Your goal — Copy out the listing in full, exactly as written, but not its pictures.

Given information —
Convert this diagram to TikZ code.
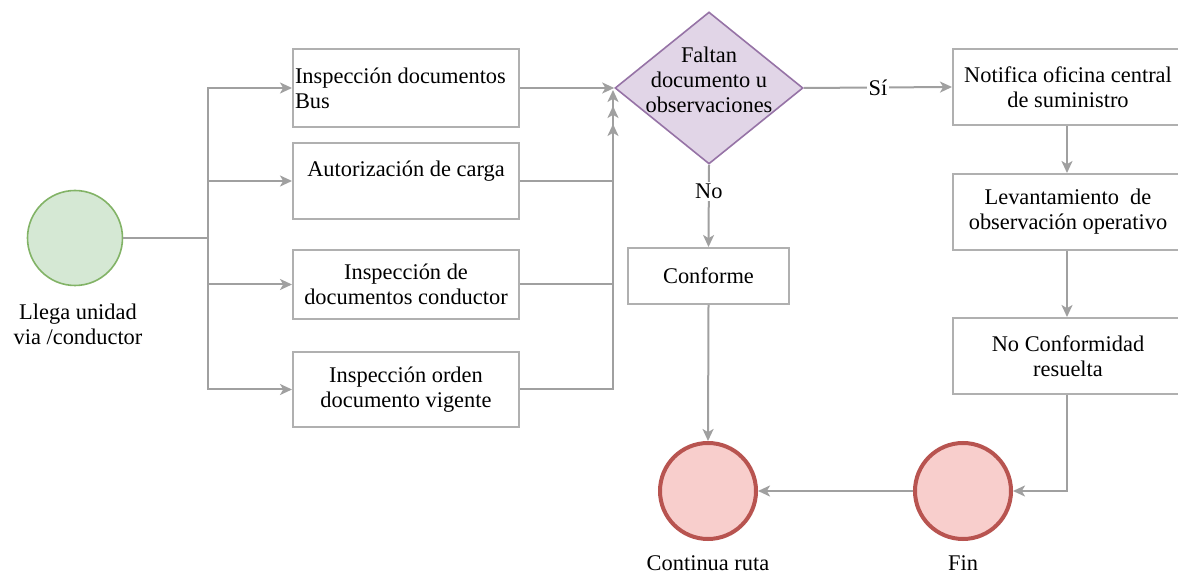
\documentclass[tikz,border=0pt]{standalone}
\usepackage{fontspec}
\setmainfont{Liberation Serif}
\usetikzlibrary{arrows.meta,shapes.geometric}
\definecolor{edgegray}{HTML}{A0A0A0}
\definecolor{boxgray}{HTML}{B0B0B0}
\definecolor{gfill}{HTML}{D5E8D4}
\definecolor{gline}{HTML}{82B366}
\definecolor{rfill}{HTML}{F8CECC}
\definecolor{rline}{HTML}{B85450}
\definecolor{pfill}{HTML}{E1D5E7}
\definecolor{pline}{HTML}{9673A6}
\tikzset{
  txt/.style={font=\fontsize{11.2}{12.5}\selectfont, align=center, inner sep=0pt, text=black},
  box/.style={txt, draw=boxgray, line width=1pt, fill=white, minimum width=113pt},
  conn/.style={draw=edgegray, line width=1pt},
  arr/.style={conn, -{Stealth[length=6pt,width=5.5pt,inset=1.6pt]}, color=edgegray},
  startc/.style={circle, draw=gline, fill=gfill, line width=0.8pt, minimum size=47.5pt, inner sep=0pt},
  endc/.style={circle, draw=rline, fill=rfill, line width=2pt, minimum size=48pt, inner sep=0pt},
  dec/.style={diamond, draw=pline, fill=pfill, line width=0.8pt, minimum width=94pt, minimum height=76pt, inner sep=0pt},
  lbl/.style={txt, fill=white, inner sep=1pt, text=black}
}
\begin{document}
\begin{tikzpicture}[x=0.5pt, y=-0.5pt]
\clip (0,0) rectangle (1178,576);
\fill[white] (0,0) rectangle (1178,576);

% start
\node[startc] (start) at (75,238) {};
\node[txt] (startl) at (78,324) {Llega unidad\\via /conductor};

% left boxes
\node[box, minimum height=39pt, align=left] (b1) at (406,88) {\makebox[111pt][l]{Inspección documentos}\\Bus};
\node[box, minimum height=38pt] (b2) at (406,181) {Autorización de carga\\\mbox{}};
\node[box, minimum height=34.5pt] (b3) at (406,284.5) {Inspección de\\documentos conductor};
\node[box, minimum height=37.5pt] (b4) at (406,389.5) {Inspección orden\\documento vigente};

% decision
\node[dec] (d) at (709,88) {};
\node[txt] (dt) at (709,80) {Faltan\\documento u\\observaciones};

% conforme
\node[box, minimum width=80.5pt, minimum height=28pt] (conf) at (708.5,276) {Conforme};

% right column
\node[box, minimum width=115pt, minimum height=38pt] (r1) at (1068,87) {Notifica oficina central\\de suministro};
\node[box, minimum width=115pt, minimum height=38pt] (r2) at (1068,212) {Levantamiento\ \ de\\observación operativo};
\node[box, minimum width=115pt, minimum height=38pt] (r3) at (1068,356) {No Conformidad\\resuelta};

% end circles
\node[endc] (cont) at (708,491) {};
\node[txt] (contl) at (708,563) {Continua ruta};
\node[endc] (fin) at (963,491) {};
\node[txt] (finl) at (963,563) {Fin};

% junction and fan-out
\coordinate (j) at (208,238);
\draw[conn] (start.east) -- (j);
\draw[arr] (j) |- (b1.west);
\draw[arr] (j) |- (b2.west);
\draw[arr] (j) |- (b3.west);
\draw[arr] (j) |- (b4.west);

% fan-in to decision
\coordinate (t2) at (613,124);
\coordinate (t3) at (613,106);
\coordinate (t4) at (613,90);
\draw[arr] (b1.east) -- (d.west);
\draw[arr] (b2.east) -| (t2);
\draw[arr] (b3.east) -| (t3);
\draw[arr] (b4.east) -| (t4);

% decision outputs
\draw[arr] (d.east) -- node[lbl] (si) {Sí} (r1.west);
\draw[arr] (d.south) -- node[lbl, pos=0.32] (no) {No} (conf.north);

% right column chain
\draw[arr] (r1.south -| 1067,0) -- (r2.north -| 1067,0);
\draw[arr] (r2.south -| 1067,0) -- (r3.north -| 1067,0);
\draw[arr] (r3.south -| 1067,0) |- (fin.east);

% to ends
\draw[arr] (conf.south) -- (cont.north);
\draw[arr] (fin.west) -- (cont.east);
\end{tikzpicture}
\end{document}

The answer —
Convert this diagram to TikZ code.
\documentclass[tikz,border=0pt]{standalone}
\usepackage{fontspec}
\setmainfont{Liberation Serif}
\usetikzlibrary{arrows.meta,shapes.geometric}
\definecolor{edgegray}{HTML}{A0A0A0}
\definecolor{boxgray}{HTML}{B0B0B0}
\definecolor{gfill}{HTML}{D5E8D4}
\definecolor{gline}{HTML}{82B366}
\definecolor{rfill}{HTML}{F8CECC}
\definecolor{rline}{HTML}{B85450}
\definecolor{pfill}{HTML}{E1D5E7}
\definecolor{pline}{HTML}{9673A6}
\tikzset{
  txt/.style={font=\fontsize{11.2}{12.5}\selectfont, align=center, inner sep=0pt, text=black},
  box/.style={txt, draw=boxgray, line width=1pt, fill=white, minimum width=113pt},
  conn/.style={draw=edgegray, line width=1pt},
  arr/.style={conn, -{Stealth[length=6pt,width=5.5pt,inset=1.6pt]}, color=edgegray},
  startc/.style={circle, draw=gline, fill=gfill, line width=0.8pt, minimum size=47.5pt, inner sep=0pt},
  endc/.style={circle, draw=rline, fill=rfill, line width=2pt, minimum size=48pt, inner sep=0pt},
  dec/.style={diamond, draw=pline, fill=pfill, line width=0.8pt, minimum width=94pt, minimum height=76pt, inner sep=0pt},
  lbl/.style={txt, fill=white, inner sep=1pt, text=black}
}
\begin{document}
\begin{tikzpicture}[x=0.5pt, y=-0.5pt]
\clip (0,0) rectangle (1178,576);
\fill[white] (0,0) rectangle (1178,576);

% start
\node[startc] (start) at (75,238) {};
\node[txt] (startl) at (78,324) {Llega unidad\\via /conductor};

% left boxes
\node[box, minimum height=39pt, align=left] (b1) at (406,88) {\makebox[111pt][l]{Inspección documentos}\\Bus};
\node[box, minimum height=38pt] (b2) at (406,181) {Autorización de carga\\\mbox{}};
\node[box, minimum height=34.5pt] (b3) at (406,284.5) {Inspección de\\documentos conductor};
\node[box, minimum height=37.5pt] (b4) at (406,389.5) {Inspección orden\\documento vigente};

% decision
\node[dec] (d) at (709,88) {};
\node[txt] (dt) at (709,80) {Faltan\\documento u\\observaciones};

% conforme
\node[box, minimum width=80.5pt, minimum height=28pt] (conf) at (708.5,276) {Conforme};

% right column
\node[box, minimum width=115pt, minimum height=38pt] (r1) at (1068,87) {Notifica oficina central\\de suministro};
\node[box, minimum width=115pt, minimum height=38pt] (r2) at (1068,212) {Levantamiento\ \ de\\observación operativo};
\node[box, minimum width=115pt, minimum height=38pt] (r3) at (1068,356) {No Conformidad\\resuelta};

% end circles
\node[endc] (cont) at (708,491) {};
\node[txt] (contl) at (708,563) {Continua ruta};
\node[endc] (fin) at (963,491) {};
\node[txt] (finl) at (963,563) {Fin};

% junction and fan-out
\coordinate (j) at (208,238);
\draw[conn] (start.east) -- (j);
\draw[arr] (j) |- (b1.west);
\draw[arr] (j) |- (b2.west);
\draw[arr] (j) |- (b3.west);
\draw[arr] (j) |- (b4.west);

% fan-in to decision
\coordinate (t2) at (613,124);
\coordinate (t3) at (613,106);
\coordinate (t4) at (613,90);
\draw[arr] (b1.east) -- (d.west);
\draw[arr] (b2.east) -| (t2);
\draw[arr] (b3.east) -| (t3);
\draw[arr] (b4.east) -| (t4);

% decision outputs
\draw[arr] (d.east) -- node[lbl] (si) {Sí} (r1.west);
\draw[arr] (d.south) -- node[lbl, pos=0.32] (no) {No} (conf.north);

% right column chain
\draw[arr] (r1.south -| 1067,0) -- (r2.north -| 1067,0);
\draw[arr] (r2.south -| 1067,0) -- (r3.north -| 1067,0);
\draw[arr] (r3.south -| 1067,0) |- (fin.east);

% to ends
\draw[arr] (conf.south) -- (cont.north);
\draw[arr] (fin.west) -- (cont.east);
\end{tikzpicture}
\end{document}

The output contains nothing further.